Aujourd'hui présidée par le Marocain Saïd Aalla, la mosquée a d'abord été voulue par la communauté marocaine de Strasbourg. Les fidèles ont contribué au financement du projet. Abdellah Boussouf aime détailler l'ampleur et la diversité du soutien des particuliers : "J'ai reçu des dons de chrétiens et de juifs, des cotisations de prisonniers et même une mallette remplie des bijoux en or des femmes musulmanes de Strasbourg ! Cette mallette a représenté une contribution décisive. J'espère que les femmes auront leur place dans les instances dirigeantes de la mosquée".

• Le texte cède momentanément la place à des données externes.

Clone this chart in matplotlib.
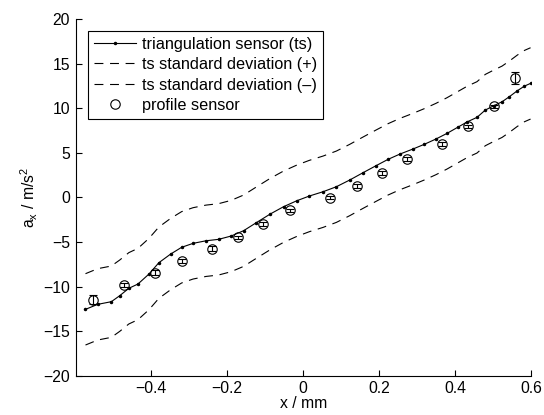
import numpy as np
import matplotlib
matplotlib.use('Agg')
import matplotlib.pyplot as plt
from matplotlib.lines import Line2D

plt.rcParams['font.family'] = ['Liberation Sans', 'DejaVu Sans']
plt.rcParams['mathtext.fontset'] = 'custom'
plt.rcParams['mathtext.rm'] = 'Liberation Sans'
plt.rcParams['mathtext.it'] = 'Liberation Sans'

# triangulation sensor (ts)
ts_x = [-0.572, -0.540, -0.504, -0.482, -0.458, -0.434, -0.405, -0.379, -0.348, -0.319,
        -0.289, -0.255, -0.222, -0.189, -0.156, -0.123, -0.086, -0.051, -0.016, 0.017,
        0.053, 0.088, 0.123, 0.158, 0.192, 0.224, 0.255, 0.289, 0.319, 0.350,
        0.379, 0.407, 0.433, 0.458, 0.480, 0.502, 0.524, 0.543, 0.564, 0.583, 0.599]
ts_y = [-12.56, -12.0, -11.7, -11.03, -10.2, -9.72, -8.6, -7.33, -6.36, -5.6,
        -5.16, -4.87, -4.71, -4.34, -3.74, -2.85, -1.87, -1.05, -0.38, 0.15,
        0.63, 1.19, 1.94, 2.76, 3.54, 4.26, 4.85, 5.41, 5.94, 6.54,
        7.17, 7.85, 8.48, 8.97, 9.79, 10.27, 10.72, 11.28, 11.95, 12.48, 12.78]
ts_std = 4.0

# profile sensor
ps_x = [-0.551, -0.471, -0.390, -0.318, -0.238, -0.172, -0.104, -0.034,
        0.072, 0.142, 0.208, 0.274, 0.365, 0.434, 0.503, 0.559]
ps_y = [-11.5, -9.83, -8.45, -7.11, -5.76, -4.48, -2.99, -1.46,
        -0.04, 1.27, 2.76, 4.33, 6.01, 7.96, 10.2, 13.4]
ps_err = [0.5, 0.2, 0.25, 0.2, 0.25, 0.2, 0.2, 0.2,
          0.2, 0.2, 0.2, 0.2, 0.2, 0.2, 0.2, 0.7]

x_ticks = [-0.4, -0.2, 0, 0.2, 0.4, 0.6]
y_ticks = [-20, -15, -10, -5, 0, 5, 10, 15, 20]

ts_x = np.array(ts_x)
ts_y = np.array(ts_y)

fs = 11.3

fig = plt.figure(figsize=(5.44, 4.15), dpi=100)
ax = fig.add_axes([0.139, 0.0947, 0.837, 0.8595])

ax.plot(ts_x, ts_y, '-', color='black', lw=0.8, marker='.', markersize=3)
ax.plot(ts_x, ts_y + ts_std, color='black', lw=0.8, dashes=(8, 6))
ax.plot(ts_x, ts_y - ts_std, color='black', lw=0.8, dashes=(8, 6))
ax.errorbar(ps_x, ps_y, yerr=ps_err, fmt='o', mfc='none', mec='black',
            ecolor='black', markersize=6.8, mew=0.8, elinewidth=0.8,
            capsize=2.9, capthick=0.8)

ax.set_xlim(-0.598, 0.6)
ax.set_ylim(-20, 20)
ax.set_xticks(x_ticks)
ax.set_yticks(y_ticks)
ax.set_xticklabels(['\u22120.4', '\u22120.2', '0', '0.2', '0.4', '0.6'])
ax.set_yticklabels(['\u221220', '\u221215', '\u221210', '\u22125', '0', '5', '10', '15', '20'])
ax.tick_params(direction='in', length=4, width=0.8, labelsize=fs, pad=4)
ax.spines['top'].set_visible(False)
ax.spines['right'].set_visible(False)
ax.spines['left'].set_linewidth(0.8)
ax.spines['bottom'].set_linewidth(0.8)

ax.set_xlabel('x / mm', fontsize=fs, labelpad=0)
ax.set_ylabel(r'a$_\mathregular{x}$ / m/s$^\mathregular{2}$', fontsize=fs, labelpad=2)

handles = [
    Line2D([], [], color='black', lw=0.8, marker='.', markersize=3, markevery=[1]),
    Line2D([], [], color='black', lw=0.8, dashes=(8, 6)),
    Line2D([], [], color='black', lw=0.8, dashes=(8, 6)),
    Line2D([], [], color='black', ls='none', marker='o', mfc='none', markersize=6.8, mew=0.8),
]
labels = ['triangulation sensor (ts)', 'ts standard deviation (+)',
          'ts standard deviation (\u2013)', 'profile sensor']
leg = ax.legend(handles, labels, loc='upper left', bbox_to_anchor=(0.027, 0.966),
                fontsize=11.7, frameon=True, fancybox=False, framealpha=1,
                edgecolor='black', borderpad=0.35, labelspacing=0.33,
                handlelength=2.6, handletextpad=0.4, borderaxespad=0)
leg.get_frame().set_linewidth(0.8)

fig.savefig('out.png', dpi=100)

Les collectivités locales alsaciennes - Ville, Département et Région - ont pour leur part contribué à un quart du budget (plus de deux milliards d'euros). Mais ce sont des pays étrangers qui ont supporté le plus gros du financement : un tiers (près de 4 millions sur les 10,5 millions d'euros de budget) a été apporté par le royaume chérifien et l'Arabie saoudite a également contribué à hauteur de 900 000 euros.

Des financements étrangers dénoncés par le Front national qui se dit opposé à ce que l’islam bénéficie des avantages liés au droit local d'Alsace-Moselle. "La République ne peut accepter ces financements extérieurs sur le territoire national, à Strasbourg comme ailleurs. Ils permettent des intrusions et des pressions incontrôlables", a écrit dans un communiqué Bertrand Dutheil de la Rochère, conseiller "République et laïcité" de Marine Le Pen.

Strasbourg tombe en effet sous le régime du Concordat qui a perduré en Alsace et en Moselle, et peut ainsi financer des lieux de culte sans être visé par la loi de 1905 de séparation des Églises et de l'État qui concerne le reste du territoire français.

Dans une région où le vote Front national est important (22,12 % au premier tour de la dernière élection présidentielle), Manuel Valls a stigmatisé les "paroles de détestation et de rejet" de la présidente du parti d'extrême-droite, Marine Le Pen, qui, "en tenant des propos incendiaires fait du mal à la France". Le ministre de l'Intérieur souhaite, lui, se poser en "garant de la laïcité qui protège".